◆ **Given exercise**:
Every entry must be repeated exactly. Exclude all pictures.

[Figure scripts]
= = = = =
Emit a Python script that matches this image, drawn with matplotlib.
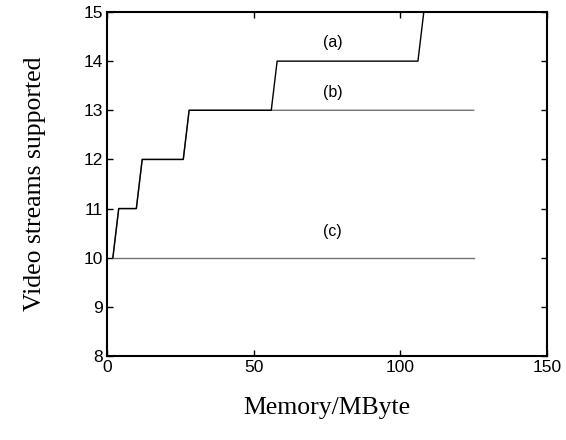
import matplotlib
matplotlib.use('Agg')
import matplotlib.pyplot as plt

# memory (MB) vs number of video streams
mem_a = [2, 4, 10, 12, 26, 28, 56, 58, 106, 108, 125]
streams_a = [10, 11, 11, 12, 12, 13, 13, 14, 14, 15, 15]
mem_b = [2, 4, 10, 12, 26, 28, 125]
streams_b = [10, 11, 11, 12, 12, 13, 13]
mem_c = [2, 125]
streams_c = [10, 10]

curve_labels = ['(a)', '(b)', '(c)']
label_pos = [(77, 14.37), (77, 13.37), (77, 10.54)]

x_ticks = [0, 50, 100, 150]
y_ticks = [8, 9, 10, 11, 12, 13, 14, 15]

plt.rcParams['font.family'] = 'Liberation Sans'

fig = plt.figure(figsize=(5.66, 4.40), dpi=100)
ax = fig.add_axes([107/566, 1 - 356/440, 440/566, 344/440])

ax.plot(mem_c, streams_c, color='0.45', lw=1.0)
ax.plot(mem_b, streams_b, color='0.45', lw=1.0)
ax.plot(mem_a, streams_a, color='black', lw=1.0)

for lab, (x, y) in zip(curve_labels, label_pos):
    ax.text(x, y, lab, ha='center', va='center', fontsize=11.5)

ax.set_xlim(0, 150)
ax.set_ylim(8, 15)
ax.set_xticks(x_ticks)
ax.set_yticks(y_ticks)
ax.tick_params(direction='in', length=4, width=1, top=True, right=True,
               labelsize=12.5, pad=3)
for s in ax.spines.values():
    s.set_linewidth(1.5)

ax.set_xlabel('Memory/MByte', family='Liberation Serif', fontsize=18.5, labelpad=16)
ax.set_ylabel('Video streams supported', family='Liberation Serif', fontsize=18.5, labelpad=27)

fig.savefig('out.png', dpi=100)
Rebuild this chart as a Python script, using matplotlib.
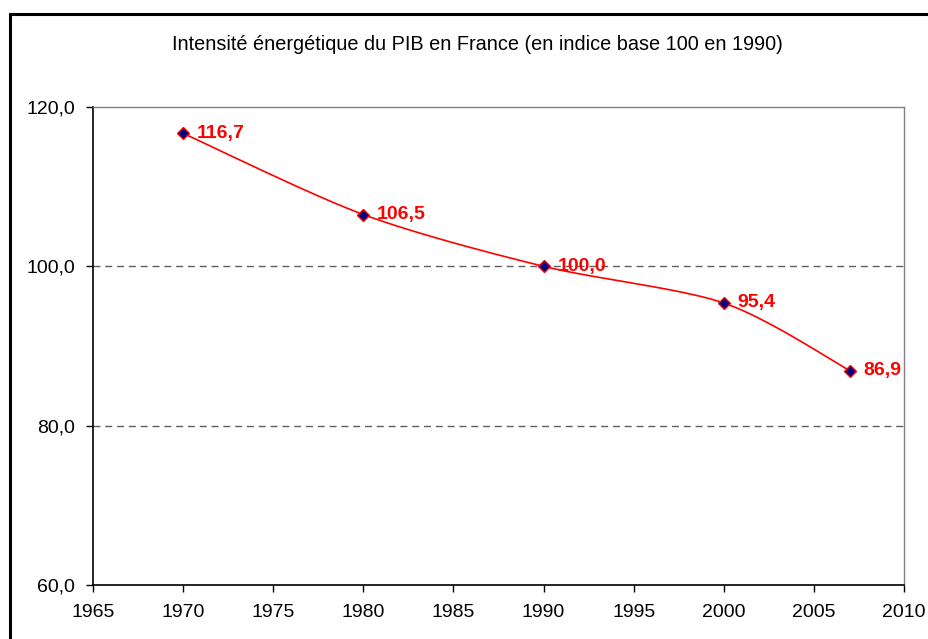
= = = = =
◆ **Task answer**:
Emit a Python script that matches this image, drawn with matplotlib.
import matplotlib
matplotlib.use('Agg')
import matplotlib.pyplot as plt

# memory (MB) vs number of video streams
mem_a = [2, 4, 10, 12, 26, 28, 56, 58, 106, 108, 125]
streams_a = [10, 11, 11, 12, 12, 13, 13, 14, 14, 15, 15]
mem_b = [2, 4, 10, 12, 26, 28, 125]
streams_b = [10, 11, 11, 12, 12, 13, 13]
mem_c = [2, 125]
streams_c = [10, 10]

curve_labels = ['(a)', '(b)', '(c)']
label_pos = [(77, 14.37), (77, 13.37), (77, 10.54)]

x_ticks = [0, 50, 100, 150]
y_ticks = [8, 9, 10, 11, 12, 13, 14, 15]

plt.rcParams['font.family'] = 'Liberation Sans'

fig = plt.figure(figsize=(5.66, 4.40), dpi=100)
ax = fig.add_axes([107/566, 1 - 356/440, 440/566, 344/440])

ax.plot(mem_c, streams_c, color='0.45', lw=1.0)
ax.plot(mem_b, streams_b, color='0.45', lw=1.0)
ax.plot(mem_a, streams_a, color='black', lw=1.0)

for lab, (x, y) in zip(curve_labels, label_pos):
    ax.text(x, y, lab, ha='center', va='center', fontsize=11.5)

ax.set_xlim(0, 150)
ax.set_ylim(8, 15)
ax.set_xticks(x_ticks)
ax.set_yticks(y_ticks)
ax.tick_params(direction='in', length=4, width=1, top=True, right=True,
               labelsize=12.5, pad=3)
for s in ax.spines.values():
    s.set_linewidth(1.5)

ax.set_xlabel('Memory/MByte', family='Liberation Serif', fontsize=18.5, labelpad=16)
ax.set_ylabel('Video streams supported', family='Liberation Serif', fontsize=18.5, labelpad=27)

fig.savefig('out.png', dpi=100)
Rebuild this chart as a Python script, using matplotlib.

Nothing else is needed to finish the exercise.